• [Data supplied]:
══════════════════════════════

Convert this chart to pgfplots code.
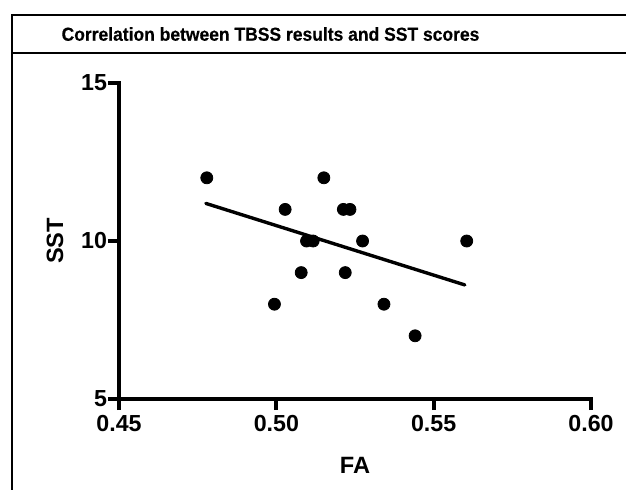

══════════════════════════════

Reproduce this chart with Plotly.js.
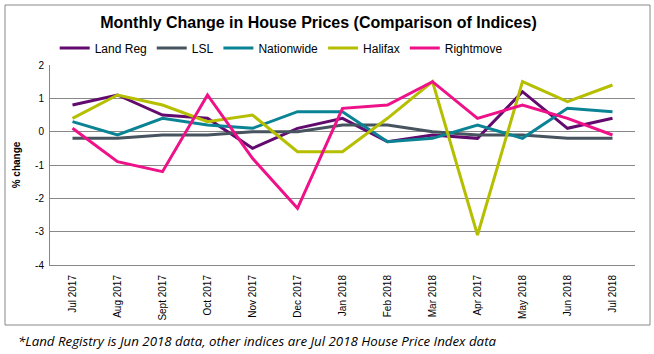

══════════════════════════════

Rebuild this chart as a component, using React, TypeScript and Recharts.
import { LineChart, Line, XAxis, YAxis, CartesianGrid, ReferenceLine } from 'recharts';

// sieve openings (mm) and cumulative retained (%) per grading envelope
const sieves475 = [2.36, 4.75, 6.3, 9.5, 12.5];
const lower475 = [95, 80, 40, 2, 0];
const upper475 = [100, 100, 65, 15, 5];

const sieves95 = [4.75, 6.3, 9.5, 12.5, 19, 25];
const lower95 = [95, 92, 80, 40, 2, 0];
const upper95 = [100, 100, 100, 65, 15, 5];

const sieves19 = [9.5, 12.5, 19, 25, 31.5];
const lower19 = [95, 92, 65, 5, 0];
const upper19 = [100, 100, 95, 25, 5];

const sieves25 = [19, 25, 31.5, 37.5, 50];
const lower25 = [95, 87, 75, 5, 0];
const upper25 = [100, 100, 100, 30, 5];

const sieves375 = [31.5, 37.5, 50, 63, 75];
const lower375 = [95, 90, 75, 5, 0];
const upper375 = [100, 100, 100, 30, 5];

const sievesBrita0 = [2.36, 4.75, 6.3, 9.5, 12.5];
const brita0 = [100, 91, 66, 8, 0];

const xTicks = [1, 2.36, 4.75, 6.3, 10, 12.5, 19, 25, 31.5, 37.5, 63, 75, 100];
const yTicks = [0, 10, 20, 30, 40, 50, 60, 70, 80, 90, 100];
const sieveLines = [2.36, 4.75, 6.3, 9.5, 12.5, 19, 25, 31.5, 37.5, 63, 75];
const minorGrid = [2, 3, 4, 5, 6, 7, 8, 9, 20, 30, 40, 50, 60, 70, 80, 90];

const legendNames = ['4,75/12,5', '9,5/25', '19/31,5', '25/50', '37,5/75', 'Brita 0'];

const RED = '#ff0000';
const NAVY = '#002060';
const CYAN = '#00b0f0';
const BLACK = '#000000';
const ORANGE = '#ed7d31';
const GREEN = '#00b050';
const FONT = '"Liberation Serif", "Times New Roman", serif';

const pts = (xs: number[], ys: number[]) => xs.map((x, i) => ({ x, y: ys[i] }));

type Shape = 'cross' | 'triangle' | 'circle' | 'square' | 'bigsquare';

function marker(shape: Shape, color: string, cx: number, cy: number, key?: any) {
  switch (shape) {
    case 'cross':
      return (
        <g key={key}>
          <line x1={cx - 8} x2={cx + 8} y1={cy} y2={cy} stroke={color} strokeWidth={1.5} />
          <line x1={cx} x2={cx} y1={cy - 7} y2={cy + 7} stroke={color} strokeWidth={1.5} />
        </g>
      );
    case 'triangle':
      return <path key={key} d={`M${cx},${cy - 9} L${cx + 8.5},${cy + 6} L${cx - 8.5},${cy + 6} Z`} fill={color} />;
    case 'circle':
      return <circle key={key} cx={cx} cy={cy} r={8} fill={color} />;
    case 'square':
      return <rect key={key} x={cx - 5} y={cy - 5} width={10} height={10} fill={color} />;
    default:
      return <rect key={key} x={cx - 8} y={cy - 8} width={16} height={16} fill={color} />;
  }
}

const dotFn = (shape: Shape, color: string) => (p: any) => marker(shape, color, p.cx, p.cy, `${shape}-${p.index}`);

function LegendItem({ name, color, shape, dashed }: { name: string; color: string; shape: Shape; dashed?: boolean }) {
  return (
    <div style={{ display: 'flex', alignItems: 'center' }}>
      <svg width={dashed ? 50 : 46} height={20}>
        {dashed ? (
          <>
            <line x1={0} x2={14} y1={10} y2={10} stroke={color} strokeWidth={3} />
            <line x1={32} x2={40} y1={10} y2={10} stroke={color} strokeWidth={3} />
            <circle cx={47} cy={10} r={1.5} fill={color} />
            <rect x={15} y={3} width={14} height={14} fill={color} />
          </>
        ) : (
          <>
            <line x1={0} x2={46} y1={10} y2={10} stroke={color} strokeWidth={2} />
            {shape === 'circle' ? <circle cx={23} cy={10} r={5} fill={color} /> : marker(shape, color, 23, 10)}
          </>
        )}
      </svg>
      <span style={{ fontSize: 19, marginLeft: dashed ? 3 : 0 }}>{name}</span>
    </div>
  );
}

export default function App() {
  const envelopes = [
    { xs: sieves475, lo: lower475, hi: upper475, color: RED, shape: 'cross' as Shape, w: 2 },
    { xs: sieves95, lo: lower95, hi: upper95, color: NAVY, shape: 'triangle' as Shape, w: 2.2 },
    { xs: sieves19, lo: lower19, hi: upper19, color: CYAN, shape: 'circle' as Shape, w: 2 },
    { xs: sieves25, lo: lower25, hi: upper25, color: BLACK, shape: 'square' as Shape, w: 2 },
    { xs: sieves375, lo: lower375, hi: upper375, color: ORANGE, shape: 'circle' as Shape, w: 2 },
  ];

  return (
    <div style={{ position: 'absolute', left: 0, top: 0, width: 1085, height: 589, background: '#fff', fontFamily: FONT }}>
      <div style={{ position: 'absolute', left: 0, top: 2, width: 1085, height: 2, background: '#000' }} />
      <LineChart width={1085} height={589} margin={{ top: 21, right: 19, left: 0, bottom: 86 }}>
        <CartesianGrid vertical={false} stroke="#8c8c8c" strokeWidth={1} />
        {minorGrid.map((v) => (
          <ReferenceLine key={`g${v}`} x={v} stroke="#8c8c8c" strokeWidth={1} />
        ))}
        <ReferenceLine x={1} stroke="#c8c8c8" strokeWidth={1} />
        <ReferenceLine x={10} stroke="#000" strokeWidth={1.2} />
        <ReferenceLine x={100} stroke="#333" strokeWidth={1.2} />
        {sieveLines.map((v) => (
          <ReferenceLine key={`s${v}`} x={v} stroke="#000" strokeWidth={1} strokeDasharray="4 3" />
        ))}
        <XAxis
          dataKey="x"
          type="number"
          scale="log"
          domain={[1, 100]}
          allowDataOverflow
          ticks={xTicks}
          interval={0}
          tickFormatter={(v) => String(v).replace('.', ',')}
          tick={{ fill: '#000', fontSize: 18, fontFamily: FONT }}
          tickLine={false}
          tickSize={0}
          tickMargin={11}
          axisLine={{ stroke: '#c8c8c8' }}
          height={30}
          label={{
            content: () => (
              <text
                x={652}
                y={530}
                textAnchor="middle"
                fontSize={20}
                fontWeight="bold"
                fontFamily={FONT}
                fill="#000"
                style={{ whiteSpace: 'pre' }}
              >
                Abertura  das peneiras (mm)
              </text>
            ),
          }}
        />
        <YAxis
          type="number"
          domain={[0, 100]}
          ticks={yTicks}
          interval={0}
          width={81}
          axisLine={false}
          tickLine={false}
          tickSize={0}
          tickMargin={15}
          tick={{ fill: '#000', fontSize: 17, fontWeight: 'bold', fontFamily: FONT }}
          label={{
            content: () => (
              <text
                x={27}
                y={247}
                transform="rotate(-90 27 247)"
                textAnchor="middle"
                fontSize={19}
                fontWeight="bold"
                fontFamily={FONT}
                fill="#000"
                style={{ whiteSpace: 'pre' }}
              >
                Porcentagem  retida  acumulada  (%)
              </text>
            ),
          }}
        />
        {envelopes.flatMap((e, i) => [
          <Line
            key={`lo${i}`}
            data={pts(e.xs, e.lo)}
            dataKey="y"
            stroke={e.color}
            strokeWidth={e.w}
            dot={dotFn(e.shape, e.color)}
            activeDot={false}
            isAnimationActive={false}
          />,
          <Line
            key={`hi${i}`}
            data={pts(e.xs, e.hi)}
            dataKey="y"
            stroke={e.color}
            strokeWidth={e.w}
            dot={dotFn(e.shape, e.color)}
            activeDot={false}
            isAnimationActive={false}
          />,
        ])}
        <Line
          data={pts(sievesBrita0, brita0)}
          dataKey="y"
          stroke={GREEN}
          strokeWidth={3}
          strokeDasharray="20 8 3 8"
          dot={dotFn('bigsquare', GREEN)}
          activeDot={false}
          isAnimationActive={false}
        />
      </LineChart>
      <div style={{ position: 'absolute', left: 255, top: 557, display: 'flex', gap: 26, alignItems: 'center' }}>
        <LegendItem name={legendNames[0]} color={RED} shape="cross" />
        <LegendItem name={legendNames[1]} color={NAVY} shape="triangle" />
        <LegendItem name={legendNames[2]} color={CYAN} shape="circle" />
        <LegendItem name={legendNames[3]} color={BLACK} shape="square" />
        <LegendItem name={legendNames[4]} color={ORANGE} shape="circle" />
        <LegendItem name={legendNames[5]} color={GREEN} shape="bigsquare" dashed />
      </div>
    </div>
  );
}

══════════════════════════════

• [What you need to do]: Go through the preceding material and copy each line that has the word "this".

• [Full answer]:
Convert this chart to pgfplots code.
Reproduce this chart with Plotly.js.
Rebuild this chart as a component, using React, TypeScript and Recharts.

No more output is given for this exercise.